- SHORT EXERCISE -
Locate the line that contains "What Chart.js code" and the line that contains "const seriesColors = ['#FF0000', '#0070C0', '#7030A0'];". Copy both of them exactly, together with every line between them, and no others.
════════
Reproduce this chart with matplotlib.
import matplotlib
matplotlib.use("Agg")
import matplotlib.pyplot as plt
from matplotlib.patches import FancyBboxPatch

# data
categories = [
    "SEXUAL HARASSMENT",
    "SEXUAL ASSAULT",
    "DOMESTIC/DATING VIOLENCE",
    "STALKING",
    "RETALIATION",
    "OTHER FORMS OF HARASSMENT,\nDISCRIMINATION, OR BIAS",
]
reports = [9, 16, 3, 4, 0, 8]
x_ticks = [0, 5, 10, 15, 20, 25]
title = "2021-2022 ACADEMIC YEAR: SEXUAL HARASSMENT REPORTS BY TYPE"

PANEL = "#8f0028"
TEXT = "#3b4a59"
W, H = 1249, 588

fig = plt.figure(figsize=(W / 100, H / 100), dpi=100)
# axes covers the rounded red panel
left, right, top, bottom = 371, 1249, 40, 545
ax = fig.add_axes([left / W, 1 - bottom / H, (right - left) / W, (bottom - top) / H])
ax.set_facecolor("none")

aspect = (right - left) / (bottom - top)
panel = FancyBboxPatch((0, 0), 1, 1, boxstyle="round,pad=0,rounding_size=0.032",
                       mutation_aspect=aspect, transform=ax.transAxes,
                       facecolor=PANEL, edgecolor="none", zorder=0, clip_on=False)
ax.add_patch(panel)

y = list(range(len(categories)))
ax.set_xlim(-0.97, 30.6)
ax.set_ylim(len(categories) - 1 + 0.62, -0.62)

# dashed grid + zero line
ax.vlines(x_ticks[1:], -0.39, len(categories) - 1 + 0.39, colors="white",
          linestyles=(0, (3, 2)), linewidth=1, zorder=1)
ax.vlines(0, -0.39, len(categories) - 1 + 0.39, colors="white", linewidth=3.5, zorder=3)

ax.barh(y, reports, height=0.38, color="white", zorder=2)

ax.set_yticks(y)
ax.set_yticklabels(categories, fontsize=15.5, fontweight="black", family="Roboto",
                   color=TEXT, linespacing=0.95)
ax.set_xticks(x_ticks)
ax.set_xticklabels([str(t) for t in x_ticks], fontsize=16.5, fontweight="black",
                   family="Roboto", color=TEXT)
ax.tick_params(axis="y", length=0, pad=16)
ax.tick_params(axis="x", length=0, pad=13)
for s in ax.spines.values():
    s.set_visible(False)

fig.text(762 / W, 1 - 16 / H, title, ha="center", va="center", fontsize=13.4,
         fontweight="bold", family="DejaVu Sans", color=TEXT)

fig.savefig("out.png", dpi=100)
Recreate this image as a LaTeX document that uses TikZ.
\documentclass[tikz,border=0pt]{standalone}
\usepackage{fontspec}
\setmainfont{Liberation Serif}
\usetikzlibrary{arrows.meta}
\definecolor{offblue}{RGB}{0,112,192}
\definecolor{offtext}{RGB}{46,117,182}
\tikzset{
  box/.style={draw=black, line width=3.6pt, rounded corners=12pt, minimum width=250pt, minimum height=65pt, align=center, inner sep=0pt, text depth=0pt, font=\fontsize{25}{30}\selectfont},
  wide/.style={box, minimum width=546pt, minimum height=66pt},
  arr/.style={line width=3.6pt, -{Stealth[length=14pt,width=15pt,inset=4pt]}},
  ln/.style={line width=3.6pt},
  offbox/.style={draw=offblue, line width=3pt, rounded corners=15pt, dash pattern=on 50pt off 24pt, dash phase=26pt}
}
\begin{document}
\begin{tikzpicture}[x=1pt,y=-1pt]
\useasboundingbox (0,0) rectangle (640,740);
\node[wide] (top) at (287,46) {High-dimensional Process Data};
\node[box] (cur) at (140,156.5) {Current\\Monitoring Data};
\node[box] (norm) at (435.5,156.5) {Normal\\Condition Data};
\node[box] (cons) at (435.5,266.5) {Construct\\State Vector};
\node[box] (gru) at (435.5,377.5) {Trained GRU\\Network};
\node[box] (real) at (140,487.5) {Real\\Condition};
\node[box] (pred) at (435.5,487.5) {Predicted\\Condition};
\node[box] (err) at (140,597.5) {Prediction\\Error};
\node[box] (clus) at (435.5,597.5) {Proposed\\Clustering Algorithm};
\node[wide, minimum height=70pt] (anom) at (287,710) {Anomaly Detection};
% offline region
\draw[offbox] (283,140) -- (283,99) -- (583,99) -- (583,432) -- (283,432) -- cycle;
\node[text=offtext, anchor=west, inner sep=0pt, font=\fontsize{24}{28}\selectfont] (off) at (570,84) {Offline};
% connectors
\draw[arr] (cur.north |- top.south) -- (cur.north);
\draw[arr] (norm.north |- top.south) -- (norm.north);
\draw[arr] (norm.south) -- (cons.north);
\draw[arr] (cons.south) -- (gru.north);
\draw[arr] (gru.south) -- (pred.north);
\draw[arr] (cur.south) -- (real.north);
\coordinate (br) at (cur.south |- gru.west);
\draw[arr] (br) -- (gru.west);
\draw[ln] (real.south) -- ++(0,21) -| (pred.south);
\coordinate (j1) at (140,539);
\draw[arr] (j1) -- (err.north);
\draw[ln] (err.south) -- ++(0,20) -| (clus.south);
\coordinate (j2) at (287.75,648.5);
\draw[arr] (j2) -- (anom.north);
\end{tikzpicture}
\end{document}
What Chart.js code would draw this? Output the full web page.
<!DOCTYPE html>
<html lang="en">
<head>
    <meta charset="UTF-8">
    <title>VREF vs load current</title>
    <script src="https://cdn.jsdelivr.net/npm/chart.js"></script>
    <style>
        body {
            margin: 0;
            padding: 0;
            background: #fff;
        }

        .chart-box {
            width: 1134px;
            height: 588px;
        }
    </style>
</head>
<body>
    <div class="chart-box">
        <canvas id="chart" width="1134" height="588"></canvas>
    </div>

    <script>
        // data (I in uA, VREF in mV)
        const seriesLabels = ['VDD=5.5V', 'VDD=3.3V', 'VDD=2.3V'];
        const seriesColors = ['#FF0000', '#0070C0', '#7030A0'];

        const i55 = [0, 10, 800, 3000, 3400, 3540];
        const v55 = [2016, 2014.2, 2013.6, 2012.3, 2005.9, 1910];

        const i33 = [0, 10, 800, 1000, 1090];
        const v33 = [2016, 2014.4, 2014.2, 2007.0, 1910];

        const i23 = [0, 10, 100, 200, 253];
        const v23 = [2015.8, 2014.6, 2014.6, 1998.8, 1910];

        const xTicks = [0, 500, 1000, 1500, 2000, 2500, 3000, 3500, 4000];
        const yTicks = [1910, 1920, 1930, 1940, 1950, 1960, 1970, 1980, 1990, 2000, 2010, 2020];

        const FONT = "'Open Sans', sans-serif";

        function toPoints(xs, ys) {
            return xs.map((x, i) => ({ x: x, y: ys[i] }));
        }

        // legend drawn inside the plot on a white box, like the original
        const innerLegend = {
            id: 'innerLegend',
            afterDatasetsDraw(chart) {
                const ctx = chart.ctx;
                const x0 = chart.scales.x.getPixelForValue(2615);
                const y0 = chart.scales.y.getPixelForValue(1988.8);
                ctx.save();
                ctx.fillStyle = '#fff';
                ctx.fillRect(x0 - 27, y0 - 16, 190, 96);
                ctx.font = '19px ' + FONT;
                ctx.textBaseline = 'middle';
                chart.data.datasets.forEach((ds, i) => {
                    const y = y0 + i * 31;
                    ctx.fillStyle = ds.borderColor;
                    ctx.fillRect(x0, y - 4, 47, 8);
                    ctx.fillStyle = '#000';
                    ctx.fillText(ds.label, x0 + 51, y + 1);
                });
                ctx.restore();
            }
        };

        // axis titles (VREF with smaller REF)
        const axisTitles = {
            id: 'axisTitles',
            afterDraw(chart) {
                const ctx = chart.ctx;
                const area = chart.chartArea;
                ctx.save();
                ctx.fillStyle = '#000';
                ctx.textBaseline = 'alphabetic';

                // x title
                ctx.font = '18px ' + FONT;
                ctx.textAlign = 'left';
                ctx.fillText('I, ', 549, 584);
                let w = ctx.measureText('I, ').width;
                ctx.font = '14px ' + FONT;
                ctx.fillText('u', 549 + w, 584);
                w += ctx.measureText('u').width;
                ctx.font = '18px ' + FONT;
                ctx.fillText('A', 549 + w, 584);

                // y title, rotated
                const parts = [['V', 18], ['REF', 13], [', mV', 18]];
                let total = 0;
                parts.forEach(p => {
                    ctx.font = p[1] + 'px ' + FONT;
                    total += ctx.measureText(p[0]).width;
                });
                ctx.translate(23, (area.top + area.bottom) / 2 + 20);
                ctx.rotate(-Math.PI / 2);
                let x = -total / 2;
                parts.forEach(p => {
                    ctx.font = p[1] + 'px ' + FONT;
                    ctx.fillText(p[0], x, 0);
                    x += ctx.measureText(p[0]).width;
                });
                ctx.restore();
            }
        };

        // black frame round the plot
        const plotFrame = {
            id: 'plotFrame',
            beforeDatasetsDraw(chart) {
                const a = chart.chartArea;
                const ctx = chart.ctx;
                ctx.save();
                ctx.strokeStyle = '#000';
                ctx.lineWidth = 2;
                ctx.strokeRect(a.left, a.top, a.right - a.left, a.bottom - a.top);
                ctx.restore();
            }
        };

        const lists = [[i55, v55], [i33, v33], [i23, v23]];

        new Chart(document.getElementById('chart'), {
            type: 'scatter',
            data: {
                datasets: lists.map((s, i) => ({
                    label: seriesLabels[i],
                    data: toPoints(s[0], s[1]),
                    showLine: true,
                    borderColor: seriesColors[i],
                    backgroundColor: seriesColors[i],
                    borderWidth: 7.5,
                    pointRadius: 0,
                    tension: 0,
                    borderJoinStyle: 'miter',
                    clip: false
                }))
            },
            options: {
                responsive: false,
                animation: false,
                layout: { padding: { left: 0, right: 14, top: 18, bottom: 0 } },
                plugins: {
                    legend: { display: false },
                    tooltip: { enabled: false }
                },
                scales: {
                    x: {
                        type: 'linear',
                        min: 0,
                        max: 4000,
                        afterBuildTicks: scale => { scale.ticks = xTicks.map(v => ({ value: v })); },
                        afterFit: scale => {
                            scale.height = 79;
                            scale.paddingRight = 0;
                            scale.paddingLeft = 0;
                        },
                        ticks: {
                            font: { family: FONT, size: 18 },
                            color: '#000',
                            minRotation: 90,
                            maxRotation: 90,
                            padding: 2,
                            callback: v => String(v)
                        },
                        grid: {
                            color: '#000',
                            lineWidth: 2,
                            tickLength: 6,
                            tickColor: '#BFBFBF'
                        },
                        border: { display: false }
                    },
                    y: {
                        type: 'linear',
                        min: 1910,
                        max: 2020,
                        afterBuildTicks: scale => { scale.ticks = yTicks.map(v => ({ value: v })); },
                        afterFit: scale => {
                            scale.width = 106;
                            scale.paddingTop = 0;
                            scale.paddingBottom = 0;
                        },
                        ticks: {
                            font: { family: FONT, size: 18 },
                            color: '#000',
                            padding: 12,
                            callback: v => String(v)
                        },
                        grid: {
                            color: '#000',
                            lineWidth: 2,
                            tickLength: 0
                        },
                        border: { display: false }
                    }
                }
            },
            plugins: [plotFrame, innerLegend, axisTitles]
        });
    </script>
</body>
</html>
════════
- RESPONSE BELOW -
What Chart.js code would draw this? Output the full web page.
<!DOCTYPE html>
<html lang="en">
<head>
    <meta charset="UTF-8">
    <title>VREF vs load current</title>
    <script src="https://cdn.jsdelivr.net/npm/chart.js"></script>
    <style>
        body {
            margin: 0;
            padding: 0;
            background: #fff;
        }

        .chart-box {
            width: 1134px;
            height: 588px;
        }
    </style>
</head>
<body>
    <div class="chart-box">
        <canvas id="chart" width="1134" height="588"></canvas>
    </div>

    <script>
        // data (I in uA, VREF in mV)
        const seriesLabels = ['VDD=5.5V', 'VDD=3.3V', 'VDD=2.3V'];
        const seriesColors = ['#FF0000', '#0070C0', '#7030A0'];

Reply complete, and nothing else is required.